2. What Data SRUM Stores (Forensic-Relevant Tables)

SRUM holds various “provider” tables identified by GUIDs. Key ones:

SRUM Table
GUID
What It Tracks / Data Stored

Application Resource Usage

{D10CA2FE-6FCF-4F6D-848E-B2E99266FA89}

Tracks apps run by the user, CPU usage (foreground/background), I/O (read/write bytes), user SID.

App Timeline Provider

{5C8CF1C7-7257-4F13-B223-970EF5939312}

Tracks execution duration, approximate “end” times, and compile timestamp, along with user SID.

Network Data Usage

{973F5D5C-1D90-4944-BE8E-24B94231A174}

Records per-application network usage: bytes sent, bytes received, network interface, timestamp.

Network Connectivity

{DD6636C4-8929-4683-974E-22C046A43763}

Logs when a given app connects to a network (interface, duration, etc.).


3. Forensic Value / Use Cases

  • Application Execution Evidence: SRUM can show which applications ran, by which user (SID), how long, and how much CPU they consumed. Useful even if other execution artifacts (like Prefetch) are missing.

  • Network Activity / Exfiltration: Since SRUM records bytes sent/received per app, it can help investigators identify which process may have exfiltrated data.

  • User Attribution: The user SID is stored in many SRUM entries, enabling linking of activity to a specific user account.

  • Trend Analysis: Because SRUM keeps roughly 30–60 days of history (depending on OS), you can analyze “normal” usage patterns and detect anomalies.

  • Energy / I/O Forensics: SRUM can also log I/O operations and possibly energy usage, which may help in understanding resource-intensive or suspicious behavior.


4. Limitations & Caveats

  • Timestamp Granularity: As entries are batched (hourly), the timestamp reflects when data was inserted, not the exact moment of each event.

  • Partial Coverage: Not all “execution” events are captured. SRUM is not a full process logger; it's more about resource usage.

  • Data Retention: SRUM data is stored only for a limited period (e.g., ~30–60 days) depending on Windows configuration.

  • Database Corruption: The ESE database (SRUDB.dat) may get corrupted; for forensic work, you might need to repair / recover it.

  • Interpretation Required: High network usage in SRUM doesn’t always mean exfiltration — it could be legitimate application traffic.
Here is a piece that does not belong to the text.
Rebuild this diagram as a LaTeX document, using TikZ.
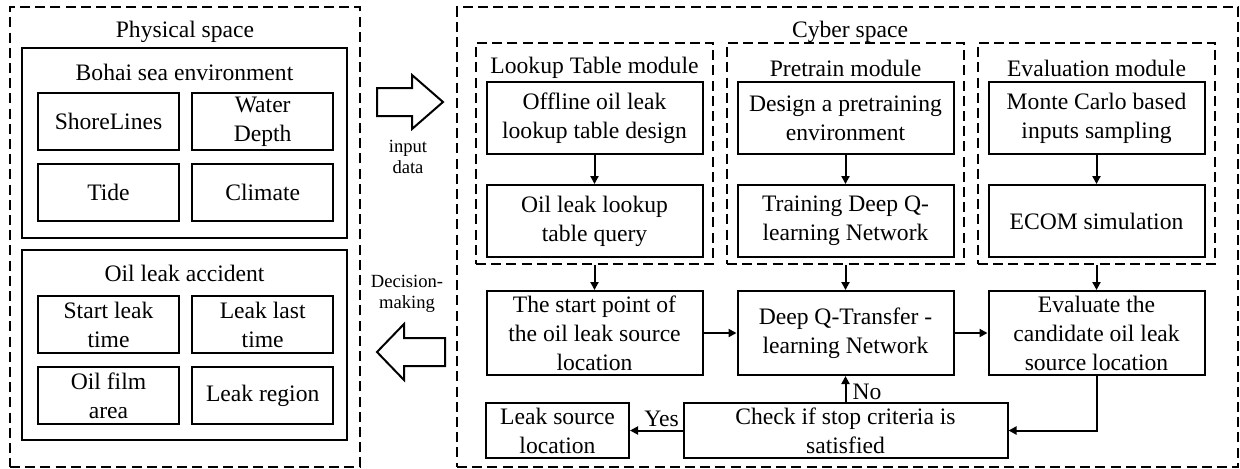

Must correlate with other evidence.


5. Tools & Techniques to Analyze SRUM

  • SRUM-DUMP by Mark Baggett: A forensic tool to parse SRUDB.dat and export to Excel / CSV.
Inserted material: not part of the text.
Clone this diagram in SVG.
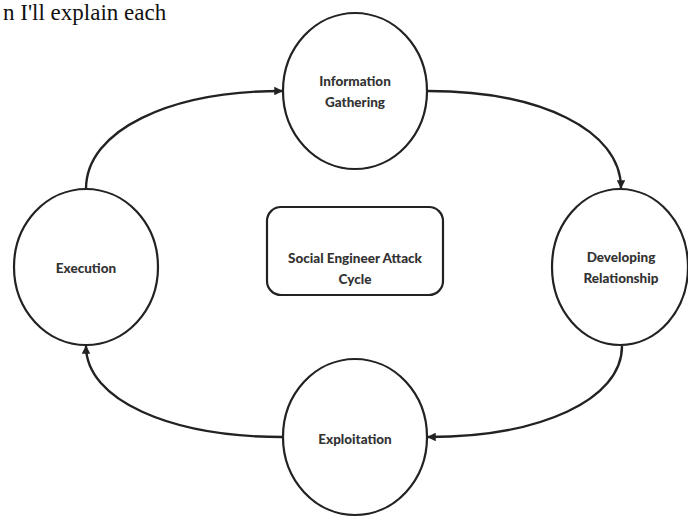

  • Velociraptor: Has an artifact Windows.Forensics.SRUM to parse and report SRUM data.

  • libesedb / ESE tools: Since SRUM uses ESE database, forensic analysts can use ESE parsers / libraries.


6. Investigation Workflow (Forensics / IR)

  1. Collection

    • Acquire the SRUDB.dat file from C:\Windows\System32\sru\SRUDB.dat on a forensic image or live system.
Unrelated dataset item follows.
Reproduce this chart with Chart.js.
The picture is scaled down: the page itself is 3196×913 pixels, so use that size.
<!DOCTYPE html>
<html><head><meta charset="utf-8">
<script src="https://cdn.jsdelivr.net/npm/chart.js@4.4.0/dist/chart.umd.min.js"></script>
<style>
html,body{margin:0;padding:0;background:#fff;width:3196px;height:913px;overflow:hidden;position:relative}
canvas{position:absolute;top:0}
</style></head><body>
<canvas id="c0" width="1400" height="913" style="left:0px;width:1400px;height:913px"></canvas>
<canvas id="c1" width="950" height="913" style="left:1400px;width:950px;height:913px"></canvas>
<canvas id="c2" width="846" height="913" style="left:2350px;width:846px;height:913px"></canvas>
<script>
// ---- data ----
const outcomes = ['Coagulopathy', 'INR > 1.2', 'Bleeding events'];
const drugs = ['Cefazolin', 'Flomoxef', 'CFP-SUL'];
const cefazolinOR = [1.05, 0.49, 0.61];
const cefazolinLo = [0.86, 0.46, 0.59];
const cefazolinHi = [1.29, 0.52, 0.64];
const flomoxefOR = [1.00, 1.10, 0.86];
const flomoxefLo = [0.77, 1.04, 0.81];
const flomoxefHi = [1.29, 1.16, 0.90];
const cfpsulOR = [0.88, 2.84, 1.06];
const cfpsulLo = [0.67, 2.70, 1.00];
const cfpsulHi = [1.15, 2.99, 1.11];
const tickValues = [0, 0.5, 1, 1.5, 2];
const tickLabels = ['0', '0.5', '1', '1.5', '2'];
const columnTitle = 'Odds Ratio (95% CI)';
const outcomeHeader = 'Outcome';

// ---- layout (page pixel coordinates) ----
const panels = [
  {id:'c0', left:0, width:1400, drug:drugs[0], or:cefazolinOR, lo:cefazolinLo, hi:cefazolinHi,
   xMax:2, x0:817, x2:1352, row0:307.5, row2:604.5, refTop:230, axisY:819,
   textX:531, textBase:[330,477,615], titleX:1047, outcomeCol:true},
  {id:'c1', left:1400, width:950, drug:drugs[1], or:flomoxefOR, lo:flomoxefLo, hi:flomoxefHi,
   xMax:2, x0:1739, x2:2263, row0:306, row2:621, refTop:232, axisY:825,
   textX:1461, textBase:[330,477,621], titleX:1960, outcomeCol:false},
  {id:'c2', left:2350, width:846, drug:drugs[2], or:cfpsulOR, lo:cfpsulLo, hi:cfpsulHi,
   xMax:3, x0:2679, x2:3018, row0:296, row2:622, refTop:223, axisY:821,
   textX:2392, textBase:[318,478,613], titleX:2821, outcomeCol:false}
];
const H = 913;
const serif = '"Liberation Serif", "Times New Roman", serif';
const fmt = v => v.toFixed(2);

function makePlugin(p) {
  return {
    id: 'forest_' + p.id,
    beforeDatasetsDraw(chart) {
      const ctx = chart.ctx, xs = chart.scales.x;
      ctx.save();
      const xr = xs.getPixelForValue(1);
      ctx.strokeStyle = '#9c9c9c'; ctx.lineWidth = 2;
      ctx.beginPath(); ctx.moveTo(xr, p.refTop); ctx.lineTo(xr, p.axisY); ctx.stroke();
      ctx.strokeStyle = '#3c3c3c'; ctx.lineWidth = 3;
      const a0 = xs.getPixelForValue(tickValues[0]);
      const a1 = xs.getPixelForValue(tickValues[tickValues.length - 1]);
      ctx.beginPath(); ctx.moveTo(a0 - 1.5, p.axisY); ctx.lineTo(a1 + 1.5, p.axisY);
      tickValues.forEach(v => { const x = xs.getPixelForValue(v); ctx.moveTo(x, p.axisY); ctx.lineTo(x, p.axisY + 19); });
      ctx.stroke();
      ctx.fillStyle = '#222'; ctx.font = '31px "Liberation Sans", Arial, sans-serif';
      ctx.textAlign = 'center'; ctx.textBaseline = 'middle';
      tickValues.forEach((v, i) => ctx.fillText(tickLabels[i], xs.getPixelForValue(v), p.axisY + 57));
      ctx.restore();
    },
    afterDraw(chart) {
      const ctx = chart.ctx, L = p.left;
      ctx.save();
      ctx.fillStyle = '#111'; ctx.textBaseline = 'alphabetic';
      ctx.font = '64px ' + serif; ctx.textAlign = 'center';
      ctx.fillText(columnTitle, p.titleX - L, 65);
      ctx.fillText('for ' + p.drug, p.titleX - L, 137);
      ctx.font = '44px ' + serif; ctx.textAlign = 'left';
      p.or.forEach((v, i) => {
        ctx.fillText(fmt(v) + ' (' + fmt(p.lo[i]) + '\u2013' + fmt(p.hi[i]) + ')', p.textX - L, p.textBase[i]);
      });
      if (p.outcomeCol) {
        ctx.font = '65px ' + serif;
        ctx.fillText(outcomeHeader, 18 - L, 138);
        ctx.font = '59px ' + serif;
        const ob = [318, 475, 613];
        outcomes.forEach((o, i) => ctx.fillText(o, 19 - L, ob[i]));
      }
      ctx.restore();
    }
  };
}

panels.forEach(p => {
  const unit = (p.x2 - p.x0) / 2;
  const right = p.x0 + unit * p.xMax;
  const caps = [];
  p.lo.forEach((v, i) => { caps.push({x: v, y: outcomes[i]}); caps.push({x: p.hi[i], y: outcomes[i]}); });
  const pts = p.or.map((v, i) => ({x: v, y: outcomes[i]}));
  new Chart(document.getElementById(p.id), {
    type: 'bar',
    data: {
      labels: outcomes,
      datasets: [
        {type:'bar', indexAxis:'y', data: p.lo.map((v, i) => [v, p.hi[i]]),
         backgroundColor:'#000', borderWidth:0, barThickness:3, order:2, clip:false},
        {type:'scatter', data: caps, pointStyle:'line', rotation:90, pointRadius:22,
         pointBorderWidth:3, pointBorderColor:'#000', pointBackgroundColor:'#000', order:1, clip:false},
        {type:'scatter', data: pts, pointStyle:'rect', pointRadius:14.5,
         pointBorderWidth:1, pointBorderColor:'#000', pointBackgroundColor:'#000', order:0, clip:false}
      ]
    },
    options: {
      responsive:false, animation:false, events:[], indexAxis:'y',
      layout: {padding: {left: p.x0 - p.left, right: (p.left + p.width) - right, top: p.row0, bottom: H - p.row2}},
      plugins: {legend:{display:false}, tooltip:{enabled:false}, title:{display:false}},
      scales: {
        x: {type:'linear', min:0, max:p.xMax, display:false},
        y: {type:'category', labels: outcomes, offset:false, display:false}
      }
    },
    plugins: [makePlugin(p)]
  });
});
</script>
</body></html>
    • (Optional) Also collect the SOFTWARE registry hive to help map interface LUIDs or other contextual data.

  2. Parsing / Repair

    • If the ESE DB is in a “dirty” state, use tools / ESE utilities to repair it (e.g., esentutl).

    • Run SRUM-DUMP or Velociraptor to extract relevant tables (app usage, network usage, connectivity, timeline).

  3. Analysis

    • Application Usage: Identify which apps ran, how long, how much CPU they used (foreground / background), and which user.

    • Network Usage: For each process, examine the bytes sent/received, and correlate with network interfaces / SIDs.

    • Connectivity: Look for which apps connected to networks, whether those connections coincide with suspicious data transfer.

    • Timeline Reconstruction: Use insertion timestamps to build a rough timeline of resource usage.

  4. Correlation

    • Combine SRUM data with other forensic artifacts:

      • Prefetch / Shimcache / AmCache — to triangulate execution.

      • Network logs (if available) — to confirm exfiltration or communication.

      • User behavior logs / timeline — to understand who was doing what.

  5. Reporting

    • Document: app names / paths, user SIDs, bytes sent/received, times.

    • Highlight “red flags”: apps with unusual network usage, data transfers in suspicious hours, new / unknown processes.

    • Provide a narrative: e.g., “from 14:00 to 15:00 process X was active and sent Y bytes — consistent with possible exfiltration.”